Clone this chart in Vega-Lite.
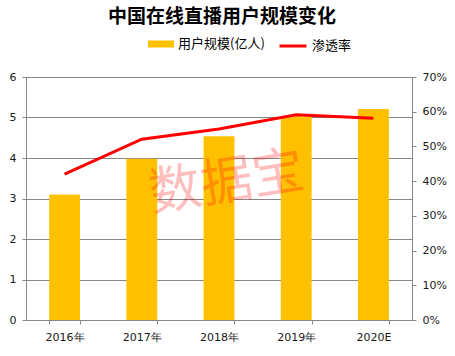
{
  "$schema": "https://vega.github.io/schema/vega-lite/v6.json",
  "width": 386,
  "height": 243,
  "autosize": "none",
  "padding": {"left": 26, "top": 77, "right": 43, "bottom": 36},
  "background": "white",
  "title": {"text": "中国在线直播用户规模变化", "font": "Noto Sans CJK SC", "fontSize": 19, "fontWeight": "bold", "color": "#000000", "anchor": "middle", "offset": 4, "dx": 3},
  "config": {
    "view": {"stroke": null},
    "axis": {"labelFont": "DejaVu Sans", "labelFontSize": 11, "labelColor": "#1a1a1a", "domainColor": "#868686", "tickColor": "#868686", "gridColor": "#868686", "gridOpacity": 1, "tickSize": 4},
    "legend": {"labelFont": "Noto Sans CJK SC", "labelFontSize": 13, "labelColor": "#000000", "padding": 0}
  },
  "data": {"values": [
    {"year": "2016年", "users": 3.1, "rate": 0.42},
    {"year": "2017年", "users": 3.98, "rate": 0.521},
    {"year": "2018年", "users": 4.54, "rate": 0.55},
    {"year": "2019年", "users": 5.03, "rate": 0.591},
    {"year": "2020E", "users": 5.21, "rate": 0.581}
  ]},
  "encoding": {
    "x": {"field": "year", "type": "nominal", "sort": null,
      "scale": {"paddingInner": 0.6, "paddingOuter": 0.3},
      "axis": {"title": null, "labelAngle": 0, "tickBand": "extent", "labelPadding": 7, "grid": false}}
  },
  "layer": [
    {
      "mark": {"type": "bar", "color": "#FFC000"},
      "encoding": {
        "y": {"field": "users", "type": "quantitative", "scale": {"domain": [0, 6]},
          "axis": {"title": null, "values": [0,1,2,3,4,5,6], "grid": true, "orient": "left", "labelPadding": 6}},
        "fill": {"datum": "用户规模(亿人)", "type": "nominal", "scale": {"range": ["#FFC000"]},
          "legend": {"title": null, "orient": "none", "legendX": 122, "legendY": -46, "symbolType": "M-1,-0.27H1V0.27H-1Z", "symbolSize": 676, "symbolStrokeWidth": 0, "symbolOpacity": 1}}
      }
    },
    {
      "mark": {"type": "line", "strokeWidth": 3, "color": "#FF0000"},
      "encoding": {
        "y": {"field": "rate", "type": "quantitative", "scale": {"domain": [0, 0.7]},
          "axis": {"title": null, "orient": "right", "format": ".0%", "values": [0,0.1,0.2,0.3,0.4,0.5,0.6,0.7], "grid": false, "labelPadding": 6}},
        "stroke": {"datum": "渗透率", "type": "nominal", "scale": {"range": ["#FF0000"]},
          "legend": {"title": null, "orient": "none", "legendX": 252, "legendY": -46, "symbolType": "stroke", "symbolSize": 729, "symbolStrokeWidth": 3}}
      }
    },
    {
      "data": {"values": [{"year": "2018年", "label": "数据宝", "pos": 3.35}]},
      "mark": {"type": "text", "font": "Noto Sans CJK SC", "fontSize": 52, "angle": -9, "color": "#FF0000", "opacity": 0.25, "baseline": "middle", "align": "center", "dx": 8},
      "encoding": {
        "text": {"field": "label"},
        "y": {"field": "pos", "type": "quantitative", "scale": {"domain": [0, 6]}, "axis": null}
      }
    }
  ],
  "resolve": {"scale": {"y": "independent", "fill": "independent", "stroke": "independent"}}
}
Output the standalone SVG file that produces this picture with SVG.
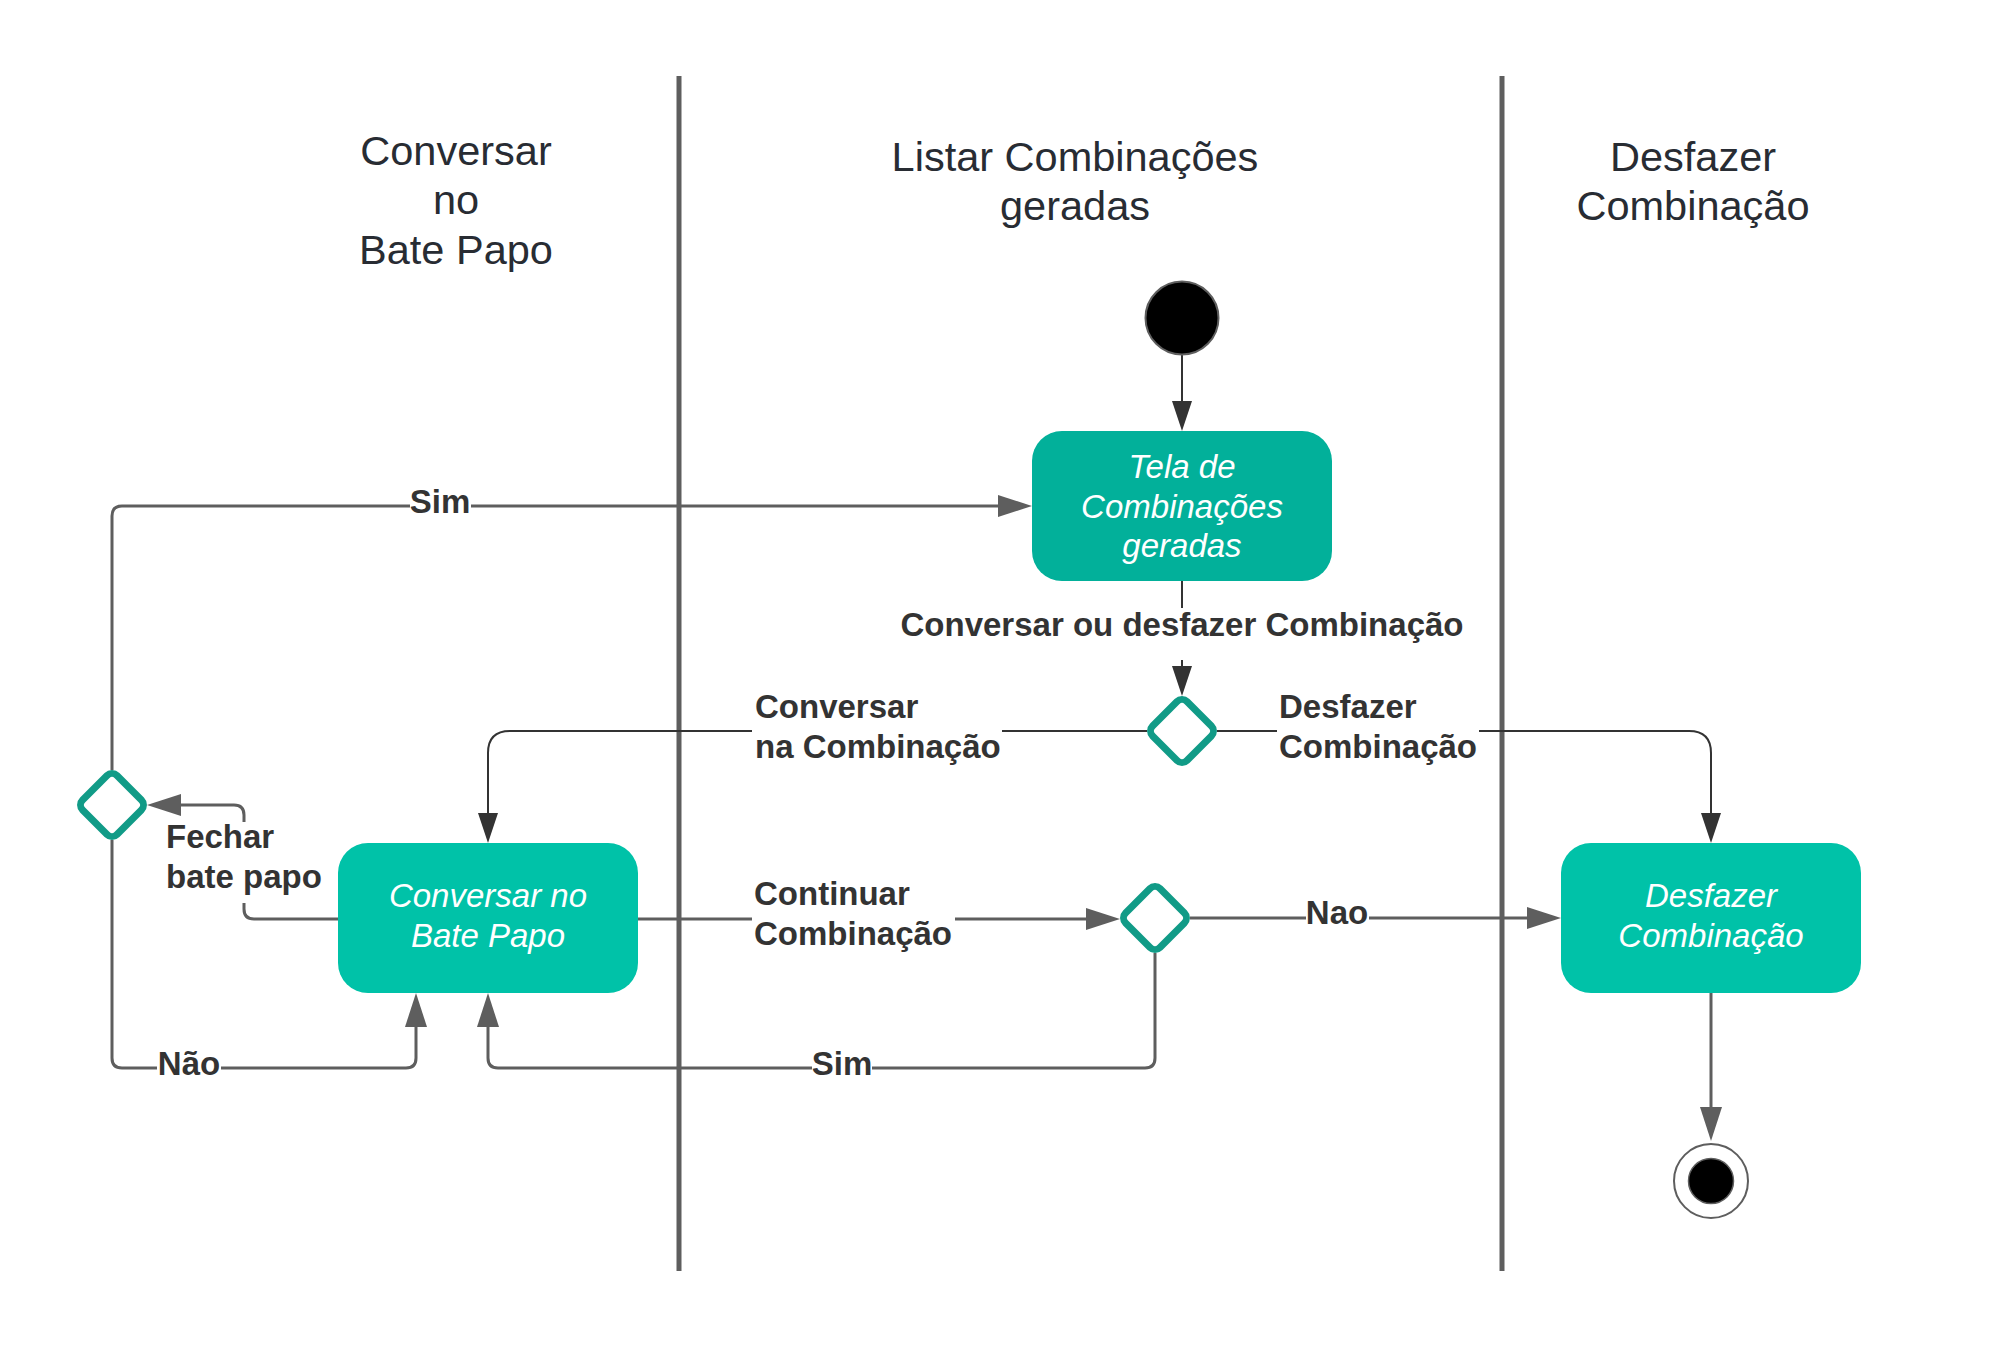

##############################

Goal of the exercise -> Omit every image. Quote each record exactly.

Exercise solution ->
Clone this chart in Vega-Lite.
{
  "$schema": "https://vega.github.io/schema/vega-lite/v6.json",
  "width": 386,
  "height": 243,
  "autosize": "none",
  "padding": {"left": 26, "top": 77, "right": 43, "bottom": 36},
  "background": "white",
  "title": {"text": "中国在线直播用户规模变化", "font": "Noto Sans CJK SC", "fontSize": 19, "fontWeight": "bold", "color": "#000000", "anchor": "middle", "offset": 4, "dx": 3},
  "config": {
    "view": {"stroke": null},
    "axis": {"labelFont": "DejaVu Sans", "labelFontSize": 11, "labelColor": "#1a1a1a", "domainColor": "#868686", "tickColor": "#868686", "gridColor": "#868686", "gridOpacity": 1, "tickSize": 4},
    "legend": {"labelFont": "Noto Sans CJK SC", "labelFontSize": 13, "labelColor": "#000000", "padding": 0}
  },
  "data": {"values": [
    {"year": "2016年", "users": 3.1, "rate": 0.42},
    {"year": "2017年", "users": 3.98, "rate": 0.521},
    {"year": "2018年", "users": 4.54, "rate": 0.55},
    {"year": "2019年", "users": 5.03, "rate": 0.591},
    {"year": "2020E", "users": 5.21, "rate": 0.581}
  ]},
  "encoding": {
    "x": {"field": "year", "type": "nominal", "sort": null,
      "scale": {"paddingInner": 0.6, "paddingOuter": 0.3},
      "axis": {"title": null, "labelAngle": 0, "tickBand": "extent", "labelPadding": 7, "grid": false}}
  },
  "layer": [
    {
      "mark": {"type": "bar", "color": "#FFC000"},
      "encoding": {
        "y": {"field": "users", "type": "quantitative", "scale": {"domain": [0, 6]},
          "axis": {"title": null, "values": [0,1,2,3,4,5,6], "grid": true, "orient": "left", "labelPadding": 6}},
        "fill": {"datum": "用户规模(亿人)", "type": "nominal", "scale": {"range": ["#FFC000"]},
          "legend": {"title": null, "orient": "none", "legendX": 122, "legendY": -46, "symbolType": "M-1,-0.27H1V0.27H-1Z", "symbolSize": 676, "symbolStrokeWidth": 0, "symbolOpacity": 1}}
      }
    },
    {
      "mark": {"type": "line", "strokeWidth": 3, "color": "#FF0000"},
      "encoding": {
        "y": {"field": "rate", "type": "quantitative", "scale": {"domain": [0, 0.7]},
          "axis": {"title": null, "orient": "right", "format": ".0%", "values": [0,0.1,0.2,0.3,0.4,0.5,0.6,0.7], "grid": false, "labelPadding": 6}},
        "stroke": {"datum": "渗透率", "type": "nominal", "scale": {"range": ["#FF0000"]},
          "legend": {"title": null, "orient": "none", "legendX": 252, "legendY": -46, "symbolType": "stroke", "symbolSize": 729, "symbolStrokeWidth": 3}}
      }
    },
    {
      "data": {"values": [{"year": "2018年", "label": "数据宝", "pos": 3.35}]},
      "mark": {"type": "text", "font": "Noto Sans CJK SC", "fontSize": 52, "angle": -9, "color": "#FF0000", "opacity": 0.25, "baseline": "middle", "align": "center", "dx": 8},
      "encoding": {
        "text": {"field": "label"},
        "y": {"field": "pos", "type": "quantitative", "scale": {"domain": [0, 6]}, "axis": null}
      }
    }
  ],
  "resolve": {"scale": {"y": "independent", "fill": "independent", "stroke": "independent"}}
}
Output the standalone SVG file that produces this picture with SVG.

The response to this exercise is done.